▼▼▼

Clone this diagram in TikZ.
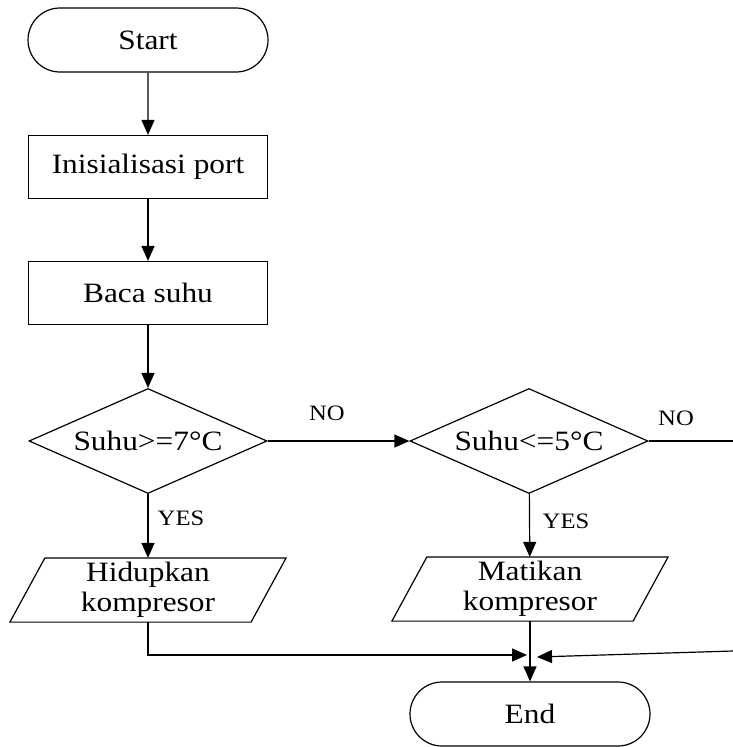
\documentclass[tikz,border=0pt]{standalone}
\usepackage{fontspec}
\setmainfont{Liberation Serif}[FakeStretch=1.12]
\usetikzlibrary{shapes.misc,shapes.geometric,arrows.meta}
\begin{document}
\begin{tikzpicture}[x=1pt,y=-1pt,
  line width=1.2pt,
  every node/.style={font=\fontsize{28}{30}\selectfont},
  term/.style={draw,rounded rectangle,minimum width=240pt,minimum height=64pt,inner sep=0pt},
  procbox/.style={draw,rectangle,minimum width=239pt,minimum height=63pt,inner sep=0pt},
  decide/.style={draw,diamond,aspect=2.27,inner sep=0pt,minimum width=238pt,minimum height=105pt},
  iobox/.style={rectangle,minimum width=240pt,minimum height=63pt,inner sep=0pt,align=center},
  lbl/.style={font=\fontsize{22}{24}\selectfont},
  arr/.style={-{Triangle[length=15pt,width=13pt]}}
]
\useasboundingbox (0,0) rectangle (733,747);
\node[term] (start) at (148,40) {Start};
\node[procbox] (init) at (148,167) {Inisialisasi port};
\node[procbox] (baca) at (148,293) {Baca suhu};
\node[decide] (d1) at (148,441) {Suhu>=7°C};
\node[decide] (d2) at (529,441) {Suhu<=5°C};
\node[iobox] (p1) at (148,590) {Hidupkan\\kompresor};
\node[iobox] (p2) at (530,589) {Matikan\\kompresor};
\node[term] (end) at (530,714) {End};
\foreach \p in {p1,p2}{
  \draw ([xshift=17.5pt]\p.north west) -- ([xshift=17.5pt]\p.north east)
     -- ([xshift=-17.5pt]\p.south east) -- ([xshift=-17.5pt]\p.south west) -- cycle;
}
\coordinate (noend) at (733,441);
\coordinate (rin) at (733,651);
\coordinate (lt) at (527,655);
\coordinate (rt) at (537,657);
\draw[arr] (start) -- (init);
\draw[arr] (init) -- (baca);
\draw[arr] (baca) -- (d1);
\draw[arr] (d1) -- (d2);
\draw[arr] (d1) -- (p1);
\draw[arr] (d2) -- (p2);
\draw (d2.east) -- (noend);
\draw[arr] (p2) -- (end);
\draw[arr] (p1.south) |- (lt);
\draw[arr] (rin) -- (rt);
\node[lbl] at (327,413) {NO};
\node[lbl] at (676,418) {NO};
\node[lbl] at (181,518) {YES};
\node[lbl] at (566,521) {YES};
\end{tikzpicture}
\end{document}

▲▲▲

## WRITTEN TASK
Make an exact reproduction of the listing above, without any pictures.

## RESULT OF THE EXERCISE
Clone this diagram in TikZ.
\documentclass[tikz,border=0pt]{standalone}
\usepackage{fontspec}
\setmainfont{Liberation Serif}[FakeStretch=1.12]
\usetikzlibrary{shapes.misc,shapes.geometric,arrows.meta}
\begin{document}
\begin{tikzpicture}[x=1pt,y=-1pt,
  line width=1.2pt,
  every node/.style={font=\fontsize{28}{30}\selectfont},
  term/.style={draw,rounded rectangle,minimum width=240pt,minimum height=64pt,inner sep=0pt},
  procbox/.style={draw,rectangle,minimum width=239pt,minimum height=63pt,inner sep=0pt},
  decide/.style={draw,diamond,aspect=2.27,inner sep=0pt,minimum width=238pt,minimum height=105pt},
  iobox/.style={rectangle,minimum width=240pt,minimum height=63pt,inner sep=0pt,align=center},
  lbl/.style={font=\fontsize{22}{24}\selectfont},
  arr/.style={-{Triangle[length=15pt,width=13pt]}}
]
\useasboundingbox (0,0) rectangle (733,747);
\node[term] (start) at (148,40) {Start};
\node[procbox] (init) at (148,167) {Inisialisasi port};
\node[procbox] (baca) at (148,293) {Baca suhu};
\node[decide] (d1) at (148,441) {Suhu>=7°C};
\node[decide] (d2) at (529,441) {Suhu<=5°C};
\node[iobox] (p1) at (148,590) {Hidupkan\\kompresor};
\node[iobox] (p2) at (530,589) {Matikan\\kompresor};
\node[term] (end) at (530,714) {End};
\foreach \p in {p1,p2}{
  \draw ([xshift=17.5pt]\p.north west) -- ([xshift=17.5pt]\p.north east)
     -- ([xshift=-17.5pt]\p.south east) -- ([xshift=-17.5pt]\p.south west) -- cycle;
}
\coordinate (noend) at (733,441);
\coordinate (rin) at (733,651);
\coordinate (lt) at (527,655);
\coordinate (rt) at (537,657);
\draw[arr] (start) -- (init);
\draw[arr] (init) -- (baca);
\draw[arr] (baca) -- (d1);
\draw[arr] (d1) -- (d2);
\draw[arr] (d1) -- (p1);
\draw[arr] (d2) -- (p2);
\draw (d2.east) -- (noend);
\draw[arr] (p2) -- (end);
\draw[arr] (p1.south) |- (lt);
\draw[arr] (rin) -- (rt);
\node[lbl] at (327,413) {NO};
\node[lbl] at (676,418) {NO};
\node[lbl] at (181,518) {YES};
\node[lbl] at (566,521) {YES};
\end{tikzpicture}
\end{document}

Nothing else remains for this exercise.